## GIVEN MATERIAL:
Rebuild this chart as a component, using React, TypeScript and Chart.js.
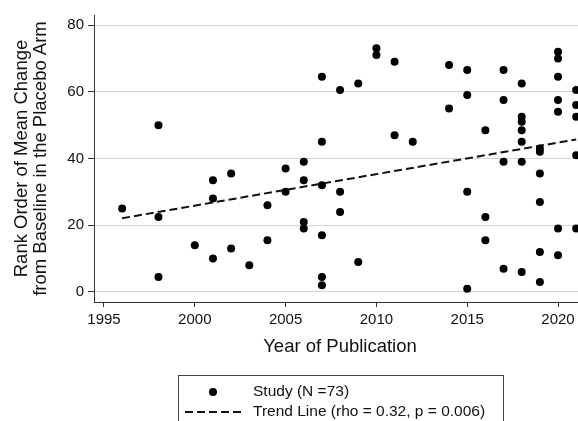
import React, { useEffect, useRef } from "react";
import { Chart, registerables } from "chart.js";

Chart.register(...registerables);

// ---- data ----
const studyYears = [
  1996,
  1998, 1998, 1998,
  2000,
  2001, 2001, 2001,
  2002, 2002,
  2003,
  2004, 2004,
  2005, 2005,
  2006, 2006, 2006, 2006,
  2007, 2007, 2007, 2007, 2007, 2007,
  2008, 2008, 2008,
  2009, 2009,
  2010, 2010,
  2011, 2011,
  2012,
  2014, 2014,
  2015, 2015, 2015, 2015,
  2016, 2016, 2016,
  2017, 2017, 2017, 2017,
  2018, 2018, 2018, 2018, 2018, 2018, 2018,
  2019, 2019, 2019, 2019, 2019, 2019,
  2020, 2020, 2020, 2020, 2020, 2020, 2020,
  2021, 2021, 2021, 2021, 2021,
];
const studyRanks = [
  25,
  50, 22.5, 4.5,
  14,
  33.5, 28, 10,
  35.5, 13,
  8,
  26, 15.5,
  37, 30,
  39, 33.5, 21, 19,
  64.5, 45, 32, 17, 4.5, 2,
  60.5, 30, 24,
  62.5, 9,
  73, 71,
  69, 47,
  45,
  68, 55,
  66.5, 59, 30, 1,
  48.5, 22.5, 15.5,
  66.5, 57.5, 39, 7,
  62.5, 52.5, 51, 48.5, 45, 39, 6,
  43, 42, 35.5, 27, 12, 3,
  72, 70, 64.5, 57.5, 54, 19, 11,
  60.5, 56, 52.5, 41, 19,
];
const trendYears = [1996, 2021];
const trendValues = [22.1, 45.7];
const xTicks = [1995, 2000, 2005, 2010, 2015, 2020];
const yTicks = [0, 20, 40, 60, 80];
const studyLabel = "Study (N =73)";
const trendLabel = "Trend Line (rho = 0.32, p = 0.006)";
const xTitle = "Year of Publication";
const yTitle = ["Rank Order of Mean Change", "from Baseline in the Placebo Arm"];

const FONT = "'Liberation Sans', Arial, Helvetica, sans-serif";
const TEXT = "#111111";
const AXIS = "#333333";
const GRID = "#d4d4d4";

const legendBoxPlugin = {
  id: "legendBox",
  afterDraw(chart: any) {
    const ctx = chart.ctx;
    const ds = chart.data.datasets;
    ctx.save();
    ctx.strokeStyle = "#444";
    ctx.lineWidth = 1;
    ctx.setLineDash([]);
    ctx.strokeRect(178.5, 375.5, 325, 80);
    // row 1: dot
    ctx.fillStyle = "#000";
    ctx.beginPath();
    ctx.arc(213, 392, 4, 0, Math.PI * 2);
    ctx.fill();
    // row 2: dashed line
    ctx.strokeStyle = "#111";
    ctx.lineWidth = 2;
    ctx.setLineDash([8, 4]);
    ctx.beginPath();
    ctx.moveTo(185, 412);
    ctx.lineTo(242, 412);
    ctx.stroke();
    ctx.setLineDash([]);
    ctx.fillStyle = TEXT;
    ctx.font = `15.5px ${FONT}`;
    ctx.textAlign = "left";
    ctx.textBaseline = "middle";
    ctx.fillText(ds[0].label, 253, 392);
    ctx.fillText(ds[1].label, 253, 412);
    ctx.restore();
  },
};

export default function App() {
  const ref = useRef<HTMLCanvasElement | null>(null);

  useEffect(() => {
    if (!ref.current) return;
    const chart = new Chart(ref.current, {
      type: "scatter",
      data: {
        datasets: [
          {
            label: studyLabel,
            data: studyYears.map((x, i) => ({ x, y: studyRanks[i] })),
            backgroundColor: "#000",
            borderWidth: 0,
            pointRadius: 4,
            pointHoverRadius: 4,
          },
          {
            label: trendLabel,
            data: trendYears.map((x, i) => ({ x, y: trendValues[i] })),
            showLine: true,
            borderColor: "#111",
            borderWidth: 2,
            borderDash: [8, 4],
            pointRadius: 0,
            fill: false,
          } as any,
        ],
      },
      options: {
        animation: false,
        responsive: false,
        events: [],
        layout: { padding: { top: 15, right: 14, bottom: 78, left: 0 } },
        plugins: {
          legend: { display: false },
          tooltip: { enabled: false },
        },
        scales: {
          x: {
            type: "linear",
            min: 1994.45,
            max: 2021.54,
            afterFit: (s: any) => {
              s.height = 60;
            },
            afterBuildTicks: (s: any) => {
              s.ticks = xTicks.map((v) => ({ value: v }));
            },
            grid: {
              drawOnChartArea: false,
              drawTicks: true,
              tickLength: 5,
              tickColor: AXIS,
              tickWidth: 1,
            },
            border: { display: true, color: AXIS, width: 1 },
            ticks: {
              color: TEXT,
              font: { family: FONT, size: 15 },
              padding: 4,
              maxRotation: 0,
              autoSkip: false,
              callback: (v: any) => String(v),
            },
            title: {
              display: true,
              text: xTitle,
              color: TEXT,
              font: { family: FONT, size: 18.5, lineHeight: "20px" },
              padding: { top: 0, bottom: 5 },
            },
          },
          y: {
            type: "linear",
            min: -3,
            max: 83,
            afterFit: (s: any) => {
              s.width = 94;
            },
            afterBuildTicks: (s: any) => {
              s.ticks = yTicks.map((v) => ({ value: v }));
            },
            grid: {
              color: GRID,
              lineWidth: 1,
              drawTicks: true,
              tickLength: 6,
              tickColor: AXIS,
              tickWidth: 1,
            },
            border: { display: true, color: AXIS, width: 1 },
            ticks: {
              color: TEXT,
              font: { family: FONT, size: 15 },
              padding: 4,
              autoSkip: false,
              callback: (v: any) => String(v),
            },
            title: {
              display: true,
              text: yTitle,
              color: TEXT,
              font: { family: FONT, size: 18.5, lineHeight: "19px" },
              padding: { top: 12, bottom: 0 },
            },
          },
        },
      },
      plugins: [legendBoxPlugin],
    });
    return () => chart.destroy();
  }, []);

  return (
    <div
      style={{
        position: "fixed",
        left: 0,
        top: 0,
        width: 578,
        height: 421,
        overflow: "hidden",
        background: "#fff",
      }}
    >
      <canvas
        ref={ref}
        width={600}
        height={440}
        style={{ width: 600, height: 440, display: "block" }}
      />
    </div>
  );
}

## WHAT YOU HAVE TO DO:
Leave out the pictures and retype every line above exactly.

## TASK ANSWER:
Rebuild this chart as a component, using React, TypeScript and Chart.js.
import React, { useEffect, useRef } from "react";
import { Chart, registerables } from "chart.js";

Chart.register(...registerables);

// ---- data ----
const studyYears = [
  1996,
  1998, 1998, 1998,
  2000,
  2001, 2001, 2001,
  2002, 2002,
  2003,
  2004, 2004,
  2005, 2005,
  2006, 2006, 2006, 2006,
  2007, 2007, 2007, 2007, 2007, 2007,
  2008, 2008, 2008,
  2009, 2009,
  2010, 2010,
  2011, 2011,
  2012,
  2014, 2014,
  2015, 2015, 2015, 2015,
  2016, 2016, 2016,
  2017, 2017, 2017, 2017,
  2018, 2018, 2018, 2018, 2018, 2018, 2018,
  2019, 2019, 2019, 2019, 2019, 2019,
  2020, 2020, 2020, 2020, 2020, 2020, 2020,
  2021, 2021, 2021, 2021, 2021,
];
const studyRanks = [
  25,
  50, 22.5, 4.5,
  14,
  33.5, 28, 10,
  35.5, 13,
  8,
  26, 15.5,
  37, 30,
  39, 33.5, 21, 19,
  64.5, 45, 32, 17, 4.5, 2,
  60.5, 30, 24,
  62.5, 9,
  73, 71,
  69, 47,
  45,
  68, 55,
  66.5, 59, 30, 1,
  48.5, 22.5, 15.5,
  66.5, 57.5, 39, 7,
  62.5, 52.5, 51, 48.5, 45, 39, 6,
  43, 42, 35.5, 27, 12, 3,
  72, 70, 64.5, 57.5, 54, 19, 11,
  60.5, 56, 52.5, 41, 19,
];
const trendYears = [1996, 2021];
const trendValues = [22.1, 45.7];
const xTicks = [1995, 2000, 2005, 2010, 2015, 2020];
const yTicks = [0, 20, 40, 60, 80];
const studyLabel = "Study (N =73)";
const trendLabel = "Trend Line (rho = 0.32, p = 0.006)";
const xTitle = "Year of Publication";
const yTitle = ["Rank Order of Mean Change", "from Baseline in the Placebo Arm"];

const FONT = "'Liberation Sans', Arial, Helvetica, sans-serif";
const TEXT = "#111111";
const AXIS = "#333333";
const GRID = "#d4d4d4";

const legendBoxPlugin = {
  id: "legendBox",
  afterDraw(chart: any) {
    const ctx = chart.ctx;
    const ds = chart.data.datasets;
    ctx.save();
    ctx.strokeStyle = "#444";
    ctx.lineWidth = 1;
    ctx.setLineDash([]);
    ctx.strokeRect(178.5, 375.5, 325, 80);
    // row 1: dot
    ctx.fillStyle = "#000";
    ctx.beginPath();
    ctx.arc(213, 392, 4, 0, Math.PI * 2);
    ctx.fill();
    // row 2: dashed line
    ctx.strokeStyle = "#111";
    ctx.lineWidth = 2;
    ctx.setLineDash([8, 4]);
    ctx.beginPath();
    ctx.moveTo(185, 412);
    ctx.lineTo(242, 412);
    ctx.stroke();
    ctx.setLineDash([]);
    ctx.fillStyle = TEXT;
    ctx.font = `15.5px ${FONT}`;
    ctx.textAlign = "left";
    ctx.textBaseline = "middle";
    ctx.fillText(ds[0].label, 253, 392);
    ctx.fillText(ds[1].label, 253, 412);
    ctx.restore();
  },
};

export default function App() {
  const ref = useRef<HTMLCanvasElement | null>(null);

  useEffect(() => {
    if (!ref.current) return;
    const chart = new Chart(ref.current, {
      type: "scatter",
      data: {
        datasets: [
          {
            label: studyLabel,
            data: studyYears.map((x, i) => ({ x, y: studyRanks[i] })),
            backgroundColor: "#000",
            borderWidth: 0,
            pointRadius: 4,
            pointHoverRadius: 4,
          },
          {
            label: trendLabel,
            data: trendYears.map((x, i) => ({ x, y: trendValues[i] })),
            showLine: true,
            borderColor: "#111",
            borderWidth: 2,
            borderDash: [8, 4],
            pointRadius: 0,
            fill: false,
          } as any,
        ],
      },
      options: {
        animation: false,
        responsive: false,
        events: [],
        layout: { padding: { top: 15, right: 14, bottom: 78, left: 0 } },
        plugins: {
          legend: { display: false },
          tooltip: { enabled: false },
        },
        scales: {
          x: {
            type: "linear",
            min: 1994.45,
            max: 2021.54,
            afterFit: (s: any) => {
              s.height = 60;
            },
            afterBuildTicks: (s: any) => {
              s.ticks = xTicks.map((v) => ({ value: v }));
            },
            grid: {
              drawOnChartArea: false,
              drawTicks: true,
              tickLength: 5,
              tickColor: AXIS,
              tickWidth: 1,
            },
            border: { display: true, color: AXIS, width: 1 },
            ticks: {
              color: TEXT,
              font: { family: FONT, size: 15 },
              padding: 4,
              maxRotation: 0,
              autoSkip: false,
              callback: (v: any) => String(v),
            },
            title: {
              display: true,
              text: xTitle,
              color: TEXT,
              font: { family: FONT, size: 18.5, lineHeight: "20px" },
              padding: { top: 0, bottom: 5 },
            },
          },
          y: {
            type: "linear",
            min: -3,
            max: 83,
            afterFit: (s: any) => {
              s.width = 94;
            },
            afterBuildTicks: (s: any) => {
              s.ticks = yTicks.map((v) => ({ value: v }));
            },
            grid: {
              color: GRID,
              lineWidth: 1,
              drawTicks: true,
              tickLength: 6,
              tickColor: AXIS,
              tickWidth: 1,
            },
            border: { display: true, color: AXIS, width: 1 },
            ticks: {
              color: TEXT,
              font: { family: FONT, size: 15 },
              padding: 4,
              autoSkip: false,
              callback: (v: any) => String(v),
            },
            title: {
              display: true,
              text: yTitle,
              color: TEXT,
              font: { family: FONT, size: 18.5, lineHeight: "19px" },
              padding: { top: 12, bottom: 0 },
            },
          },
        },
      },
      plugins: [legendBoxPlugin],
    });
    return () => chart.destroy();
  }, []);

  return (
    <div
      style={{
        position: "fixed",
        left: 0,
        top: 0,
        width: 578,
        height: 421,
        overflow: "hidden",
        background: "#fff",
      }}
    >
      <canvas
        ref={ref}
        width={600}
        height={440}
        style={{ width: 600, height: 440, display: "block" }}
      />
    </div>
  );
}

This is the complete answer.